Realizamos um workshop em fevereiro do ano passado e foi nessa ocasião que conhecemos Athena Maria, Kim Teresa, Dominique Lavine, Sara Jane, Yvonne Wickham. E o processo seguiu entre pesquisa e criação, por mais de um ano, onde encontramos as possibilidades online, para que voltássemos no fevereiro seguinte para mais uma imersão criativa, e na próxima vinda a Londres: estreia. Estreamos como parte da programação do LIFT 2024.
Durante o processo online, em parceria e com a condução de Rachel Valentine, cada integrante do grupo desenvolveu o seu Scrapbook: com colagens, exercícios de escrita, pensamentos, imagens, etc. Me interesso muito por criar a partir desse limite da linguagem. Dessa não hierarquia entre o que é, e o que não é digno de dramaturgia. Ou o que ou quem define a dramaturgia. Me interesso por essa zona cinzenta, onde uma criatura mitológica e um pedaço do cabelo do seu irmão podem ter o mesmo vigor cênico. Um fragmento de Shakespeare, um Whatsapp da sua filha, ali, lado a lado. A força poética dos materiais está no arranjo que fazemos com eles.

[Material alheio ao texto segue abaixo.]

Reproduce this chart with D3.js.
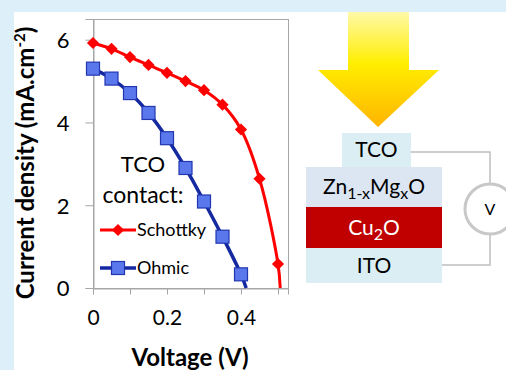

Viver com essas mulheres, acompanhar suas epifanias e sabotagens, os momentos de alegria e de pânico, de coragem e de pavor, e sentir a doação que foi possível para cada uma durante a criação da peça é algo que me comove bastante. Cada uma habitou de maneira diferente as minhas noites de sono, as palavras que escrevo, o pensamento que invade a minha cabeça no momento mais inoportuno. E hoje eu sinto saudade delas. Essa palavra tão maravilhosamente intraduzível. E o tanto mais que foi impossível de traduzir, mas que certamente seguirá reverberando nos meus modos de criação. A experiência de criar e ser estrangeira em um país tem na mesma medida algo de extremamente vulnerável, e algo de extremamente renovador.
Fiquei pensando o tanto que uma identidade nacional é fundamentalmente composta por quem migra. Tem muito menos a ver com o que a pessoa leva consigo, e sim com os hábitos que se transformam e permanecem, informando a quem foi e a quem ficou, quem somos juntos.

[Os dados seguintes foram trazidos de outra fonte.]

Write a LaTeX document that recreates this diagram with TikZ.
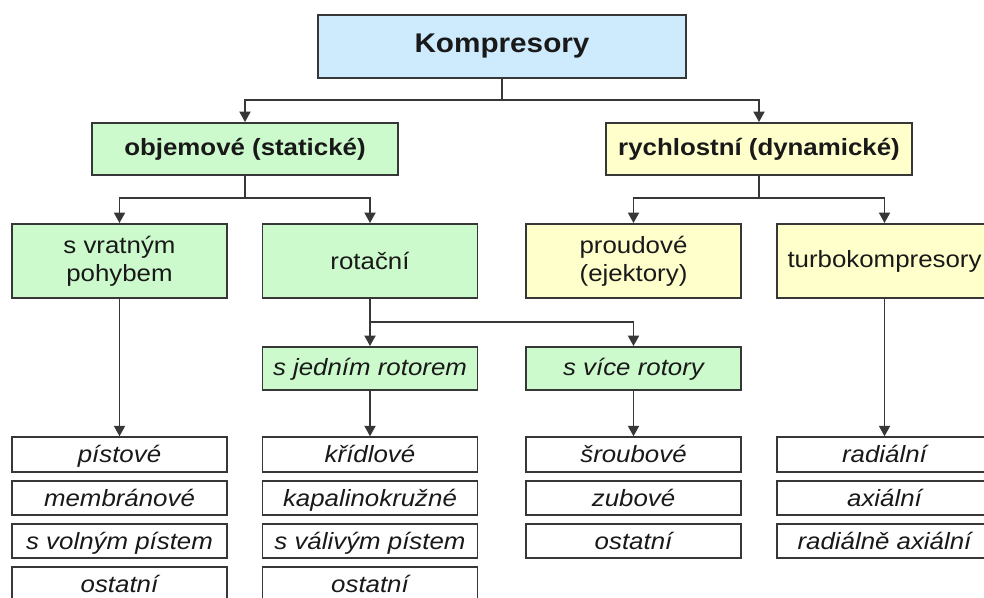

Um dia entre ensaios, descansando em um parque, me deparo com um festival de latinidades. É obvio que tem algo lucrativo na exportação da tenda funk-reggaeton… Mas é curioso o encontro desses dois ritmos. É gostoso de dançar. E se todo mundo veio de algum lugar e compõe tão suntuosamente essa cidade doida, eu também devo ter vindo…
Londres é uma cidade em que 60% da população é imigrante. Tem mais imigrante do que inglês. (Não muito diferente de São Paulo se considerar a diversidade de estados do país) … Toda cidade muito grande tem uma coisa parecida. Mas a coisa vai se aprofundando.
E é essa quantidade de gente que vem aqui trabalhar o que se tem de mais precioso na cidade. Sem o imigrante sobra o quê? No que se sustenta a identidade de um povo? Se não na troca…
Quando visitei o British Museum fui confrontada com a sensação contraditória de admirar esses museus coloniais. Está conservada e catalogada toda a disputa por poder. E eu transito bem comportada com meu mapinha em mãos. Não tem nada que unifique o ser humano para além da guerra.
Mas aí eu encontrei uma sala sobre “A vida ordinária no antigo Egito”, os pertences de quem não era rei. Outra sala sobre a China. Império Etrusco. Mesopotâmia.
Infinito.
E o ser humano vem desde sei lá quando se enfeitando com adornos, enfeitando cerâmicas, enfeitando o próprio corpo… Desde de sei lá quando inventando utensílios pra comer. Inventando deuses, significados pra morte. Elaborando máscaras e guerras. E também os ordinários dias de paz.
Uma mãe amamentando um filho
Um buda que transforma desejo sexual em aprendizado espiritual
Um copo com água
Uma loja de vinil
Hieroglifos decifrados
E finalmente eu aqui. Tomando um café, ensaiando uma peça e portando esse alfabeto.
Quase como uma presença fantasma, penso em cada uma delas, em cada Unfamous Women. relembro dos refletores que me despertavam no final de cada apresentação. Elas na contra-luz, na contramão, e eu momentaneamente cegada, como quando olho diretamente para o sol.
Que as paixões e as comunidades, mesmo que temporárias, saibam do brilho que tem.